This is where Return on Equity can be useful a number to examine. I like to see it as a one-duck-eat-three-ways-meal because the yardstick can be broken down into three other useful ratios. These in turn could provide useful insights into what makes the company tick.
Thai Beverage Company (SGX: Y92), a S$13b brewer, has an unusually high Return on Equity of 45%. By contrast, the average for the 30 companies in the Straits Times Index (SGX: ^STI) is around 10%. So, the brewer is some four times more effective at turning every investor-dollar into dollars of profit.
Interestingly, its net income margin of 18% is more or less on par with the market average. In other words it makes $18 of profit on every $100 dollars of sales. The market average is 19%. So there is nothing to crack open a bottle of its Chang beer to toast over with those numbers.
Thai Beverage’s asset turnover, which is the amount of sales it generates from every dollar of asset employed in the business, is not especially remarkable either. The turnover rate of 1 might be double the market average but it is not outstandingly high.
Where Thai Beverage does shine, though, is through its leverage ratio.
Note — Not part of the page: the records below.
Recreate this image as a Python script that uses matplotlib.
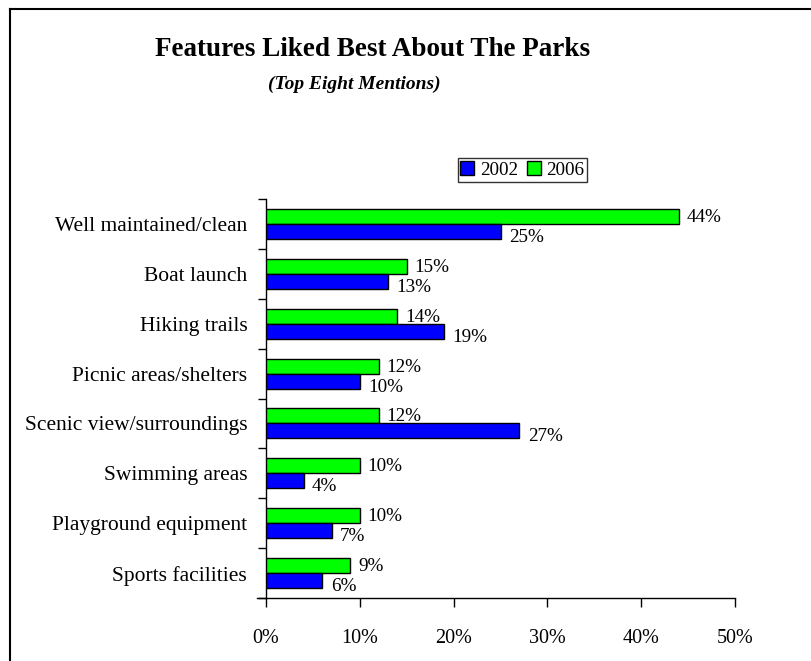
import matplotlib
matplotlib.use("Agg")
import matplotlib.pyplot as plt
from matplotlib.lines import Line2D
from matplotlib.patches import Patch
import numpy as np

plt.rcParams['font.family'] = ['Liberation Serif', 'DejaVu Serif']

# Categories listed bottom to top
categories = ["Sports facilities", "Playground equipment", "Swimming areas",
              "Scenic view/surroundings", "Picnic areas/shelters", "Hiking trails",
              "Boat launch", "Well maintained/clean"]
values_2002 = [6, 7, 4, 27, 10, 19, 13, 25]
values_2006 = [9, 10, 10, 12, 12, 14, 15, 44]
x_ticks = [0, 10, 20, 30, 40, 50]

fig = plt.figure(figsize=(8.11, 6.61), dpi=100)
ax = fig.add_axes([266 / 811, 1 - 598 / 661, 469 / 811, 399 / 661])

y = np.arange(len(categories))
h = 0.3
blue = "#0000FF"
green = "#00FF00"

ax.barh(y + h / 2, values_2006, height=h, color=green, edgecolor="black", linewidth=1.0, zorder=3)
ax.barh(y - h / 2, values_2002, height=h, color=blue, edgecolor="black", linewidth=1.0, zorder=3)

val_fs = 13.8
for yi, v in zip(y, values_2006):
    ax.text(v + 0.8, yi + h / 2 - 0.02, f"{v}%", va="center", ha="left", fontsize=val_fs)
for yi, v in zip(y, values_2002):
    ax.text(v + 0.9, yi - h / 2 - 0.12, f"{v}%", va="center", ha="left", fontsize=val_fs)

ax.set_xlim(0, 50)
ax.set_ylim(-0.5, len(categories) - 0.5)
ax.set_xticks(x_ticks)
ax.set_xticklabels([f"{t}%" for t in x_ticks], fontsize=14.5)
ax.set_yticks(y)
ax.set_yticklabels(categories, fontsize=15.5)
ax.set_yticks(np.arange(-0.5, len(categories)), minor=True)
ax.tick_params(axis="y", which="major", length=0, pad=13.5)
ax.tick_params(axis="y", which="minor", length=6, width=1.0, direction="out")
ax.tick_params(axis="x", which="major", length=6.5, width=1.0, direction="out", pad=16)

for s in ("top", "right"):
    ax.spines[s].set_visible(False)
for s in ("left", "bottom"):
    ax.spines[s].set_linewidth(1.0)

# extend baseline slightly left, meeting the lowest tick
ax.plot([-1.0, 0], [-0.5, -0.5], color="black", lw=1.0, clip_on=False, zorder=4)

# title and subtitle
fig.text(372.5 / 811, 1 - 50 / 661, "Features Liked Best About The Parks",
         ha="center", va="center", fontsize=19.5, fontweight="bold")
fig.text(354 / 811, 1 - 84 / 661, "(Top Eight Mentions)",
         ha="center", va="center", fontsize=14, fontweight="bold", fontstyle="italic")

# legend
handles = [Patch(facecolor=blue, edgecolor="black", linewidth=1.0, label="2002"),
           Patch(facecolor=green, edgecolor="black", linewidth=1.0, label="2006")]
leg = fig.legend(handles=handles, loc="center", bbox_to_anchor=(522.5 / 811, 1 - 170 / 661),
                 ncol=2, frameon=True, fancybox=False, fontsize=13.8, handlelength=0.7,
                 handleheight=0.7, handletextpad=0.3, columnspacing=0.5,
                 borderpad=0.15, borderaxespad=0)
leg.get_frame().set_edgecolor("black")
leg.get_frame().set_linewidth(1.0)

# outer frame: left and top edges
fig.add_artist(Line2D([10 / 811, 10 / 811], [0, 1 - 8.5 / 661], color="black", lw=1.5,
                      transform=fig.transFigure))
fig.add_artist(Line2D([10 / 811, 1], [1 - 8.5 / 661, 1 - 8.5 / 661], color="black", lw=1.5,
                      transform=fig.transFigure))

fig.savefig("out.png", dpi=100)
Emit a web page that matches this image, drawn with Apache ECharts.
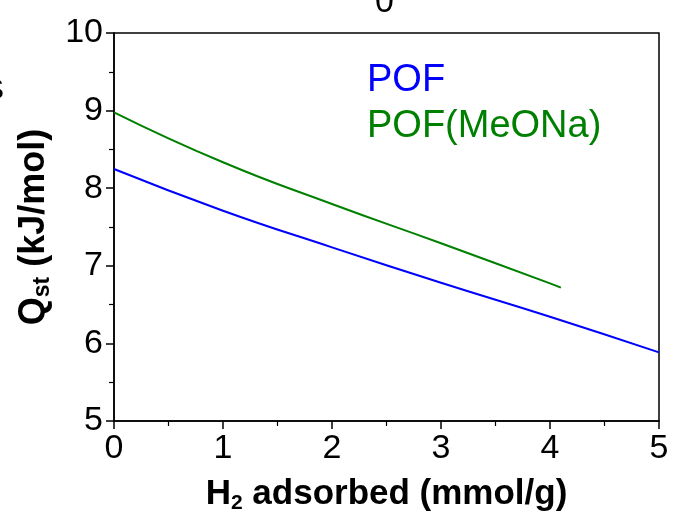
<!DOCTYPE html>
<html>
<head>
<meta charset="utf-8">
<script src="https://cdn.jsdelivr.net/npm/echarts@6/dist/echarts.min.js"></script>
<style>html,body{margin:0;padding:0;background:#fff}#c{width:673px;height:516px}</style>
</head>
<body>
<div id="c"></div>
<script>
// Data
var pofX = [0, 1, 2, 3, 4, 5];
var pofY = [8.247, 7.71, 7.238, 6.782, 6.344, 5.885];
var meonaX = [0, 1, 2, 3, 4, 4.1];
var meonaY = [8.978, 8.334, 7.796, 7.29, 6.774, 6.718];
var seriesNames = ['POF', 'POF(MeONa)'];
var xTicks = [0, 1, 2, 3, 4, 5];
var yTicks = [5, 6, 7, 8, 9, 10];

function pairs(xs, ys) { return xs.map(function (x, i) { return [x, ys[i]]; }); }

var FONT = '"Liberation Sans", Arial, sans-serif';
var chart = echarts.init(document.getElementById('c'), null, {renderer: 'canvas'});
chart.setOption({
  animation: false,
  backgroundColor: '#fff',
  grid: {left: 114, right: 14, top: 33, bottom: 95, containLabel: false, outerBoundsMode: 'none',
         show: true, borderColor: '#000', borderWidth: 1.5, backgroundColor: 'transparent'},
  legend: {
    orient: 'vertical', left: 357, top: 57, itemGap: 8, icon: 'none', itemWidth: 0, itemHeight: 0,
    selectedMode: false,
    data: [
      {name: seriesNames[0], textStyle: {color: '#0000ff'}},
      {name: seriesNames[1], textStyle: {color: '#008000'}}
    ],
    textStyle: {fontFamily: FONT, fontSize: 38, padding: 0}
  },
  xAxis: {
    type: 'value', min: xTicks[0], max: xTicks[xTicks.length - 1], interval: 1,
    axisLine: {lineStyle: {color: '#000', width: 1.5}},
    axisTick: {show: true, inside: false, length: 8, lineStyle: {color: '#000', width: 1.5}},
    minorTick: {show: true, splitNumber: 2, length: 5, lineStyle: {color: '#000', width: 1.2}},
    splitLine: {show: false},
    axisLabel: {color: '#000', fontFamily: FONT, fontSize: 34, margin: 11},
    name: '{b|H}{sub|2}{b| adsorbed (mmol/g)}',
    nameLocation: 'middle', nameGap: 53,
    nameTextStyle: {
      rich: {
        b: {fontFamily: FONT, fontWeight: 'bold', fontSize: 35, color: '#000', lineHeight: 40},
        sub: {fontFamily: FONT, fontWeight: 'bold', fontSize: 21, color: '#000', lineHeight: 40, verticalAlign: 'bottom', padding: [16, 0, 0, 0]}
      }
    }
  },
  yAxis: {
    type: 'value', min: yTicks[0], max: yTicks[yTicks.length - 1], interval: 1,
    axisLine: {lineStyle: {color: '#000', width: 1.5}},
    axisTick: {show: true, inside: false, length: 8, lineStyle: {color: '#000', width: 1.5}},
    minorTick: {show: true, splitNumber: 2, length: 5, lineStyle: {color: '#000', width: 1.2}},
    splitLine: {show: false},
    axisLabel: {color: '#000', fontFamily: FONT, fontSize: 34, margin: 11},
    name: '{b|Q}{sub|st}{b| (kJ/mol)}',
    nameLocation: 'middle', nameGap: 58, nameRotate: 90,
    nameTextStyle: {
      rich: {
        b: {fontFamily: FONT, fontWeight: 'bold', fontSize: 36, color: '#000', lineHeight: 40},
        sub: {fontFamily: FONT, fontWeight: 'bold', fontSize: 23, color: '#000', lineHeight: 40, verticalAlign: 'bottom', padding: [18, 0, 0, 0]}
      }
    }
  },
  graphic: [
    {type: 'text', left: 375, top: -14, style: {text: '0', fontFamily: FONT, fontSize: 34, fill: '#000'}, silent: true},
    {type: 'text', left: -16, top: 76, style: {text: 'S', fontFamily: FONT, fontSize: 30, fill: '#000'}, silent: true}
  ],
  series: [
    {name: seriesNames[0], type: 'line', data: pairs(pofX, pofY), smooth: true, showSymbol: false,
     lineStyle: {color: '#0000ff', width: 2}, itemStyle: {color: '#0000ff'}},
    {name: seriesNames[1], type: 'line', data: pairs(meonaX, meonaY), smooth: true, showSymbol: false,
     lineStyle: {color: '#008000', width: 2}, itemStyle: {color: '#008000'}}
  ]
});
</script>
</body>
</html>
This is the amount of liabilities it has taken on compared to its assets. At 2.4, it is some 40% higher than the market median of 1.7. What’s more, the leveraging has been crept up over the years. In 2010, it was 1.4; in 2011 it was 1.6, and now it’s 2.4.
Putting the three pieces of the jigsaw together, we have a better idea about what makes Thai Beverage fizz. Its exceptional Return on Equity of around 45% has been achieve through the product of an 18% Net Profit margin, Asset Turnover of 1 and a Leverage Ratio of 2.4. It might be a good idea to keep a close eye on that last number.